Search the listing below for the string "with" and show each line that contains it.

[Begin Given information]

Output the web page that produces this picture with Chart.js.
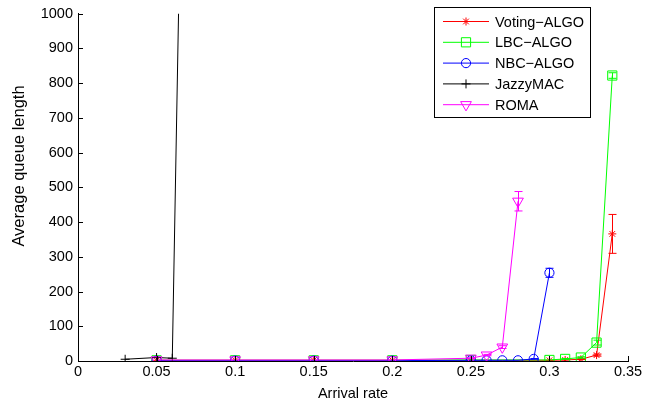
<!DOCTYPE html>
<html lang="en">
  <head>
    <meta charset="UTF-8">
    <title>Average queue length</title>
    <script src="https://cdn.jsdelivr.net/npm/chart.js"></script>
    <style>
      html, body{margin: 0; padding: 0; background: #fff;}
      #wrap{width: 667px; height: 403px;}
    </style>
  </head>
  <body>
    <div id="wrap">
      <canvas id="myChart" width="667" height="403"></canvas>
    </div>
    <script>
      // data
      const rateVoting = [0.05, 0.1, 0.15, 0.2, 0.25, 0.3, 0.31, 0.32, 0.33, 0.34];
      const votingQueue = [2, 2, 2, 2, 2, 2, 3, 5, 17, 366];
      const votingErr = [0, 0, 0, 0, 0, 0, 0, 1, 3, 56];

      const rateLBC = [0.05, 0.1, 0.15, 0.2, 0.25, 0.3, 0.31, 0.32, 0.33, 0.34];
      const lbcQueue = [2, 2, 2, 2, 3, 3, 6, 10, 53, 822];
      const lbcErr = [0, 0, 0, 0, 0, 0, 1, 2, 7, 8];

      const rateNBC = [0.05, 0.1, 0.15, 0.2, 0.25, 0.26, 0.27, 0.28, 0.29, 0.3];
      const nbcQueue = [1, 1, 1, 1, 2, 2, 2, 2, 6, 254];
      const nbcErr = [0, 0, 0, 0, 0, 0, 0, 0, 1, 13];

      const rateJazzy = [0.03, 0.05, 0.06, 0.07];
      const jazzyQueue = [5, 10, 8, 2500];

      const rateROMA = [0.05, 0.1, 0.15, 0.2, 0.25, 0.26, 0.27, 0.28];
      const romaQueue = [3, 3, 3, 3, 8, 17, 40, 460];
      const romaErr = [0, 0, 0, 0, 1, 2, 4, 28];

      const xTicks = [0, 0.05, 0.1, 0.15, 0.2, 0.25, 0.3, 0.35];
      const yTicks = [0, 100, 200, 300, 400, 500, 600, 700, 800, 900, 1000];

      const FONT = "'Liberation Sans', Arial, sans-serif";

      function pts(xs, ys){
        return xs.map((x, i) => ({x: x, y: ys[i]}));
      }

      // the figure prints the dash as a minus sign
      const series = [
        {label: 'Voting\u2212ALGO', color: '#ff0000', style: 'star', radius: 4, rot: 0, xs: rateVoting, ys: votingQueue, err: votingErr, order: 5},
        {label: 'LBC\u2212ALGO', color: '#00ff00', style: 'rect', radius: 6.5, rot: 0, xs: rateLBC, ys: lbcQueue, err: lbcErr, order: 4},
        {label: 'NBC\u2212ALGO', color: '#0000ff', style: 'circle', radius: 4.6, rot: 0, xs: rateNBC, ys: nbcQueue, err: nbcErr, order: 3},
        {label: 'JazzyMAC', color: '#000000', style: 'cross', radius: 4.5, rot: 0, xs: rateJazzy, ys: jazzyQueue, err: null, order: 2},
        {label: 'ROMA', color: '#ff00ff', style: 'triangle', radius: 6.2, rot: 180, xs: rateROMA, ys: romaQueue, err: romaErr, order: 1}
      ];

      // error bars with caps
      const errorBars = {
        id: 'errorBars',
        afterDatasetsDraw(chart){
          const ctx = chart.ctx, xs = chart.scales.x, ys = chart.scales.y;
          ctx.save();
          series.forEach(s => {
            if(!s.err) return;
            ctx.strokeStyle = s.color;
            ctx.lineWidth = 1;
            s.xs.forEach((x, i) => {
              if(!s.err[i]) return;
              const px = Math.round(xs.getPixelForValue(x)) + 0.5;
              const top = ys.getPixelForValue(s.ys[i] + s.err[i]);
              const bot = ys.getPixelForValue(s.ys[i] - s.err[i]);
              ctx.beginPath();
              ctx.moveTo(px, top); ctx.lineTo(px, bot);
              ctx.moveTo(px - 4, top); ctx.lineTo(px + 4, top);
              ctx.moveTo(px - 4, bot); ctx.lineTo(px + 4, bot);
              ctx.stroke();
            });
          });
          ctx.restore();
        }
      };

      // inward tick marks, y title and the boxed legend
      const axesAndLegend = {
        id: 'axesAndLegend',
        afterDraw(chart){
          const ctx = chart.ctx, xs = chart.scales.x, ys = chart.scales.y;
          const area = chart.chartArea;
          ctx.save();
          ctx.strokeStyle = '#000';
          ctx.lineWidth = 1;
          ctx.beginPath();
          xTicks.forEach(v => {
            const px = Math.round(xs.getPixelForValue(v)) + 0.5;
            ctx.moveTo(px, area.bottom); ctx.lineTo(px, area.bottom - 5);
          });
          yTicks.forEach(v => {
            const py = Math.round(ys.getPixelForValue(v)) + 0.5;
            ctx.moveTo(area.left, py); ctx.lineTo(area.left + 5, py);
          });
          ctx.stroke();

          // y title (sits a bit above the axis middle in the original)
          ctx.save();
          ctx.translate(19, 166);
          ctx.rotate(-Math.PI / 2);
          ctx.font = '16.5px ' + FONT;
          ctx.fillStyle = '#000';
          ctx.textAlign = 'center';
          ctx.textBaseline = 'middle';
          ctx.fillText('Average queue length', 0, 0);
          ctx.restore();

          // legend box
          const bx = 434.5, by = 7.5, bw = 156, bh = 110;
          ctx.fillStyle = '#fff';
          ctx.fillRect(bx, by, bw, bh);
          ctx.strokeRect(bx, by, bw, bh);
          ctx.font = '14.5px ' + FONT;
          ctx.textBaseline = 'middle';
          ctx.textAlign = 'left';
          series.forEach((s, i) => {
            const y = 21.5 + i * 20.8;
            ctx.strokeStyle = s.color;
            ctx.beginPath();
            ctx.moveTo(443, y); ctx.lineTo(489, y);
            ctx.stroke();
            ctx.fillStyle = 'rgba(0,0,0,0)';
            Chart.helpers.drawPoint(ctx, {pointStyle: s.style, radius: s.radius, rotation: s.rot, borderWidth: 1}, 466, y);
            ctx.fillStyle = '#000';
            ctx.fillText(s.label, 495, y + 1);
          });
          ctx.restore();
        }
      };

      new Chart(document.getElementById('myChart'), {
        type: 'line',
        data: {
          datasets: series.map(s => ({
            label: s.label,
            data: pts(s.xs, s.ys),
            borderColor: s.color,
            backgroundColor: 'rgba(0,0,0,0)',
            borderWidth: 1,
            pointStyle: s.style,
            pointRadius: s.radius,
            pointRotation: s.rot,
            pointBorderColor: s.color,
            pointBackgroundColor: 'rgba(0,0,0,0)',
            pointBorderWidth: 1,
            tension: 0,
            fill: false,
            order: s.order
          }))
        },
        options: {
          responsive: false,
          animation: false,
          events: [],
          layout: {padding: {left: 0, right: 39, top: 7, bottom: 0}},
          plugins: {
            legend: {display: false},
            tooltip: {enabled: false}
          },
          scales: {
            x: {
              type: 'linear',
              min: 0, max: 0.35,
              afterFit: s => { s.height = 42; },
              afterBuildTicks: s => { s.ticks = xTicks.map(v => ({value: v})); },
              grid: {display: false, drawTicks: false},
              border: {display: true, color: '#000', width: 1},
              ticks: {
                color: '#000', padding: 2, maxRotation: 0,
                font: {family: FONT, size: 14.5},
                callback: v => String(Math.round(v * 100) / 100)
              },
              title: {
                display: true, text: 'Arrival rate', color: '#000',
                font: {family: FONT, size: 14.5}, padding: {top: 0, bottom: 0}
              }
            },
            y: {
              type: 'linear',
              min: 0, max: 1000,
              afterFit: s => { s.width = 78; },
              afterBuildTicks: s => { s.ticks = yTicks.map(v => ({value: v})); },
              grid: {display: false, drawTicks: false},
              border: {display: true, color: '#000', width: 1},
              ticks: {
                color: '#000', padding: 5,
                font: {family: FONT, size: 14.5},
                callback: v => String(v)
              }
            }
          }
        },
        plugins: [errorBars, axesAndLegend]
      });
    </script>
  </body>
</html>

[End Given information]

- **Result for this exercise**
Output the web page that produces this picture with Chart.js.
      // error bars with caps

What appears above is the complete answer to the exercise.